The biggest complaint you’ll hear about the Washington Nationals is they don’t score enough runs and this needs to be fixed. Within the commentary you’ll never hear a single fact brought up or exactly how many runs a game would be acceptable, but a common phrase spoken is, “This isn’t a team capable of putting up five or six runs a game.” In the NL only the Colorado Rockies are anywhere near that mark averaging 4.82 runs a game, and they have the benefit of playing their home games on the moon, and in the AL both Oakland and the Angels are right under the 5.00 runs a game mark at 4.99 and 4.97 respectively.
There it is. There are three teams in all of baseball close to the mark I’m assuming the complainer desires for the Nationals and one plays on the moon and the other two have the benefit of the DH and the Angels have the best player in the entire sport. In reality the Nationals offense is just fine for the environment they play in. In fact it is better than just fine as at 4.13 runs a game they rank fifth in the NL. The issue people have isn’t so much with the Nationals offense as it is offense in baseball as a whole.
Let’s journey back to 2005 when the Nationals were new and did have the worst offense in baseball averaging 3.94 runs a game. In 2005 there were four teams over the 5.00 runs a game mark and six others within 0.25 runs of it. That is ten teams capable of scoring five or six runs a night. So it can easily be understood how someone that grew up watching baseball in the late 90s and early 2000s could come to the conclusion that good teams are those with high powered offenses and that five runs a game is a normal thing.

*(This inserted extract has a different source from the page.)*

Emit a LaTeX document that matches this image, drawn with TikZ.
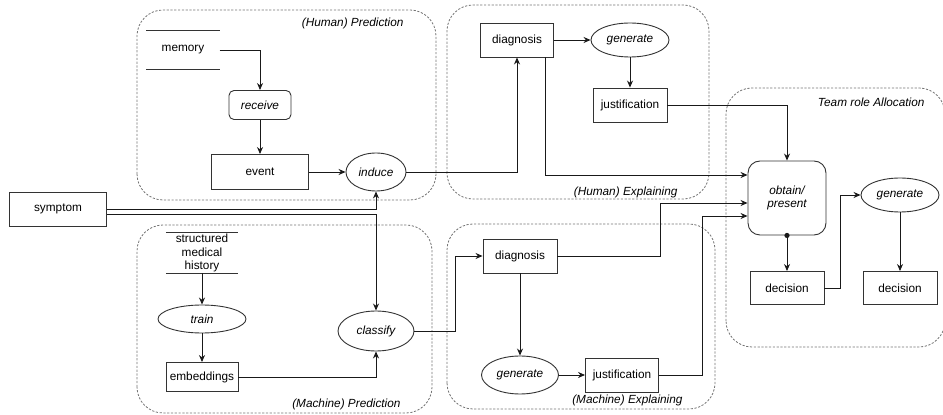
\documentclass[tikz,border=0pt]{standalone}
\usepackage{fontspec}
\setmainfont{Liberation Sans}
\usetikzlibrary{arrows.meta,shapes.geometric}

\newcommand{\dfont}{\fontsize{11.8}{13.5}\selectfont}

\tikzset{
  every node/.style={font=\dfont},
  box/.style={draw=black!80, line width=0.9pt, inner sep=0pt, minimum height=34pt},
  oval/.style={ellipse, draw=black!80, line width=0.9pt, inner sep=0pt, font=\dfont\itshape},
  act/.style={draw=black!80, line width=0.9pt, inner sep=0pt, font=\dfont\itshape},
  store/.style={inner sep=0pt, align=center},
  storeline/.style={line width=0.9pt, black!80},
  group/.style={draw=black!55, dash pattern=on 2.2pt off 1.6pt, line width=0.8pt, rounded corners=26pt},
  grouplabel/.style={anchor=east, font=\dfont\itshape},
  arr/.style={-{Stealth[length=7pt,width=6pt]}, line width=0.9pt, black!90},
}

\begin{document}
\begin{tikzpicture}[x=1pt,y=1pt]
\useasboundingbox (0,0) rectangle (943,415);

% Groups
\draw[group] (137,215) rectangle (436,405);
\node[grouplabel] at (407,392) {(Human) Prediction};
\draw[group] (447,216) rectangle (709,410);
\node[grouplabel] at (681,223) {(Human) Explaining};
\draw[group] (137,2) rectangle (432,190);
\node[grouplabel] at (404,11) {(Machine) Prediction};
\draw[group] (447,6) rectangle (715,191);
\node[grouplabel] at (686,15) {(Machine) Explaining};
\draw[group] (726,68) rectangle (945,327);
\node[grouplabel] at (928,313) {Team role Allocation};

% Input
\node[box, minimum width=97pt] (symptom) at (58,206) {symptom};

% Human prediction
\node[store, minimum width=73pt, minimum height=39pt] (memory) at (183,365) {memory};
\draw[storeline] (memory.north west) -- (memory.north east);
\draw[storeline] (memory.south west) -- (memory.south east);
\node[act, rounded corners=5pt, minimum width=62pt, minimum height=29pt] (receive) at (260,310) {receive};
\node[box, minimum width=97pt, minimum height=35pt] (event) at (260,243) {event};
\node[oval, minimum width=60pt, minimum height=38pt] (induce) at (376,243) {induce};

% Human explaining
\node[box, minimum width=73pt] (hdiag) at (517,375) {diagnosis};
\node[oval, minimum width=78pt, minimum height=34pt] (hgen) at (630,375) {generate};
\node[box, minimum width=74pt] (hjust) at (630,310) {justification};

% Machine prediction
\node[store, minimum width=72pt, minimum height=40pt] (smh) at (202,162) {structured\\medical\\history};
\draw[storeline] (smh.north west) -- (smh.north east);
\draw[storeline] (smh.south west) -- (smh.south east);
\node[oval, minimum width=88pt, minimum height=28pt] (train) at (202,96) {train};
\node[box, minimum width=72pt, minimum height=29pt] (emb) at (202,38) {embeddings};
\node[oval, minimum width=76pt, minimum height=40pt] (classify) at (376,84) {classify};

% Machine explaining
\node[box, minimum width=74pt] (mdiag) at (520,159) {diagnosis};
\node[oval, minimum width=77pt, minimum height=38pt] (mgen) at (520,40) {generate};
\node[box, minimum width=73pt] (mjust) at (622,40) {justification};

% Team role allocation
\node[act, rounded corners=12pt, minimum width=78pt, minimum height=74pt, align=center] (obtain) at (787,217) {obtain/\\present};
\node[box, minimum width=74pt, minimum height=33pt] (dec1) at (787,127) {decision};
\node[oval, minimum width=78pt, minimum height=34pt] (gen2) at (900,220) {generate};
\node[box, minimum width=74pt, minimum height=33pt] (dec2) at (900,127) {decision};

% Human side connectors
\draw[arr] (memory.east) -| (receive.north);
\draw[arr] (receive) -- (event);
\draw[arr] (event) -- (induce);
\draw[arr] (induce.east) -| (hdiag.south);
\draw[arr] (hdiag) -- (hgen);
\draw[arr] (hgen) -- (hjust);
\draw[arr] (hjust.east) -| (obtain.north);
\draw[arr] ([xshift=-9pt]hdiag.south east) |- ([yshift=23pt]obtain.west);

% Machine side connectors
\draw[arr] (symptom.east) -| (induce.south);
\draw[arr] ([yshift=-5pt]symptom.east) -| (classify.north);
\draw[arr] (smh) -- (train);
\draw[arr] (train) -- (emb);
\draw[arr] (emb.east) -| (classify.south);
\draw[arr] (classify.east) -| ([xshift=-27pt]mdiag.west) -- (mdiag.west);
\draw[arr] (mdiag) -- (mgen);
\draw[arr] (mgen) -- (mjust);
\draw[arr] (mdiag.east) -| ([xshift=-87pt,yshift=-5pt]obtain.west) -- ([yshift=-5pt]obtain.west);
\draw[arr] (mjust.east) -| ([xshift=-45pt,yshift=-18pt]obtain.west) -- ([yshift=-18pt]obtain.west);

% Allocation connectors
\draw[arr] (obtain) -- (dec1);
\fill[black!90] (obtain.south) circle (2.6pt);
\draw[arr] (dec1.east) -| ([xshift=-20pt]gen2.west) -- (gen2.west);
\draw[arr] (gen2) -- (dec2);

\end{tikzpicture}
\end{document}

The 3.94 runs a game the Washington Nationals scored in 2005 would be right around the 2014 NL average of 3.99 runs a game and that Nationals offense, which played in RFK, would rank ninth in the NL directly between the Diamondbacks and Mets.
To further emphasize just how much the run environment has changed from 2005 to present consider that the average NL hitter in 2005 had an OPS of .744 and in 2014 that has dropped to .696. In other words if Wilson Ramos were to travel back in time his .748 OPS would make him a league average hitter. In fact Brian Schnieder had an OPS of .739 for the 2005 Nationals and was considered a defensive specialist at catcher while in 2014 Wilson Ramos is considered a plus offensive catcher.

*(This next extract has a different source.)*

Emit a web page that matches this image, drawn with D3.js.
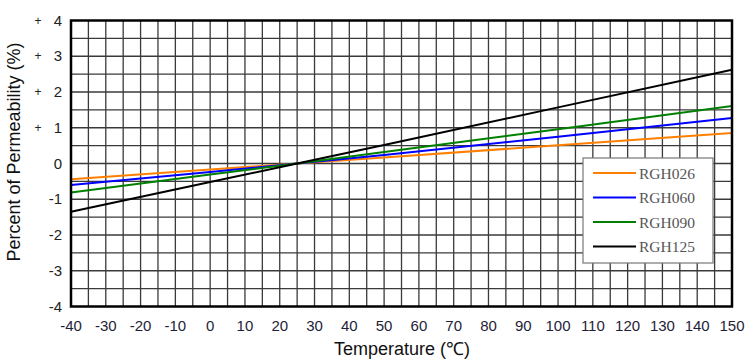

The 2005 Nationals had many players (Brad Wilkerson .756 OPS, Junior Spivey .719 OPS, Vinny Castilla .722 OPS, Marlon Byrd .698 OPS) that were considered offensive black holes in 2005 but would be average to above in 2014.
Switching to the pitching side of the equation, the Washington Nationals have allowed the fewest runs in the NL in 2014 at 3.45 a game and the Nationals pitching staff carrying them isn’t anything new. The Nats run prevention did rank fourth in the NL in 2005, but they allowed 4.15 runs a game. The only NL pitching staffs worse than that in 2014 are the Marlins, Phillies, Diamondbacks, and Rockies. In fact the best pitching staff in the NL from 2005, the Houston Astros, consisting of Roger Clemens, Andy Pettitte, and Roy Oswalt, and allowed 3.74 runs a game would rank eighth in the modern NL just below the Cincinnati Reds and above the New York Mets.

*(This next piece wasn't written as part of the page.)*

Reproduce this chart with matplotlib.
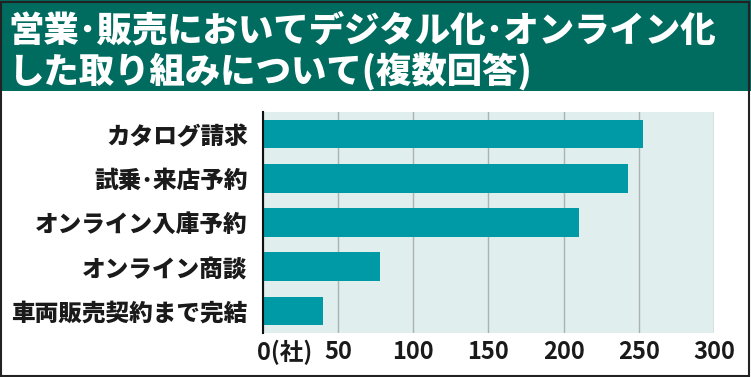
import matplotlib
matplotlib.use("Agg")
import matplotlib.pyplot as plt
import matplotlib.transforms as mtransforms
from matplotlib.patches import Rectangle

categories = ["カタログ請求", "試乗･来店予約", "オンライン入庫予約", "オンライン商談", "車両販売契約まで完結"]
values = [253, 243, 210, 78, 40]
xticks = [0, 50, 100, 150, 200, 250, 300]
xticklabels = ["0(社)", "50", "100", "150", "200", "250", "300"]
title_lines = ["営業･販売においてデジタル化･オンライン化", "した取り組みについて(複数回答)"]

W, H = 751, 377
fig = plt.figure(figsize=(W / 100, H / 100), dpi=100)
fig.patch.set_facecolor("white")

# banner
fig.patches.append(Rectangle((0, 1 - 91 / H), 1, 91 / H, transform=fig.transFigure,
                             facecolor="#006b5f", edgecolor="none", zorder=0))
for i, line in enumerate(title_lines):
    fig.text(8 / W, 1 - (31 + 40 * i) / H, line, color="white", fontsize=25.5, fontweight=900,
             family=["Noto Sans CJK JP", "DejaVu Sans"], va="center", ha="left")

# border
fig.patches.append(Rectangle((1 / W, 1.5 / H), (W - 3) / W, (H - 3) / H, transform=fig.transFigure,
                             facecolor="none", edgecolor="#222222", linewidth=1.5, zorder=10))

ax = fig.add_axes([263 / W, (H - 333) / H, 451 / W, 221 / H])
ax.set_facecolor("#e1eeee")
ypos = list(range(len(categories)))
ax.barh(ypos, values, height=0.65, color="#009aa7", zorder=3)
ax.set_xlim(0, 300)
ax.set_ylim(len(categories) - 0.5, -0.5)
ax.set_yticks(ypos)
ax.set_yticklabels(categories, family=["Noto Sans CJK JP", "DejaVu Sans"], fontsize=17,
                   fontweight=900, color="#1a1a1a")
ax.set_xticks(xticks)
ax.set_xticklabels(xticklabels, family=["Noto Sans CJK JP", "DejaVu Sans"], fontsize=17,
                   fontweight="bold", color="#1a1a1a")
ax.tick_params(axis="y", length=0, pad=11)
ax.tick_params(axis="x", length=0, pad=5)
ax.grid(axis="x", color="#a9b3b3", linewidth=1, zorder=1)
for s in ["top", "right", "bottom"]:
    ax.spines[s].set_visible(False)
ax.spines["left"].set_color("#111111")
ax.spines["left"].set_linewidth(1.5)
ax.spines["left"].set_zorder(4)

lbl0 = ax.get_xticklabels()[0]
lbl0.set_ha("left")
lbl0.set_transform(lbl0.get_transform() + mtransforms.ScaledTranslation(-6 / 100, 0, fig.dpi_scale_trans))

fig.savefig("out.png", dpi=100, facecolor="white")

One of the great clichés of baseball is that it is a timeless game. It is still 90 feet to first and if runners are tagged out their out and all that sort of thing, but while the rules of the sport haven’t changed dramatically the men playing it have. In some eras the men with the bats are better and in others the guy throwing the ball is. Right now offense is down dramatically and the Nationals don’t put up five or six runs a night because they’re devoid of talent or don’t play the game the right way or whatever other reason is invited. The 2014 Washington Nationals don’t score like the 2005 Yankees because it isn’t 2005 anymore and the run environment has dramatically changed. In other words if you want to fix the Nationals offense, then get a time machine.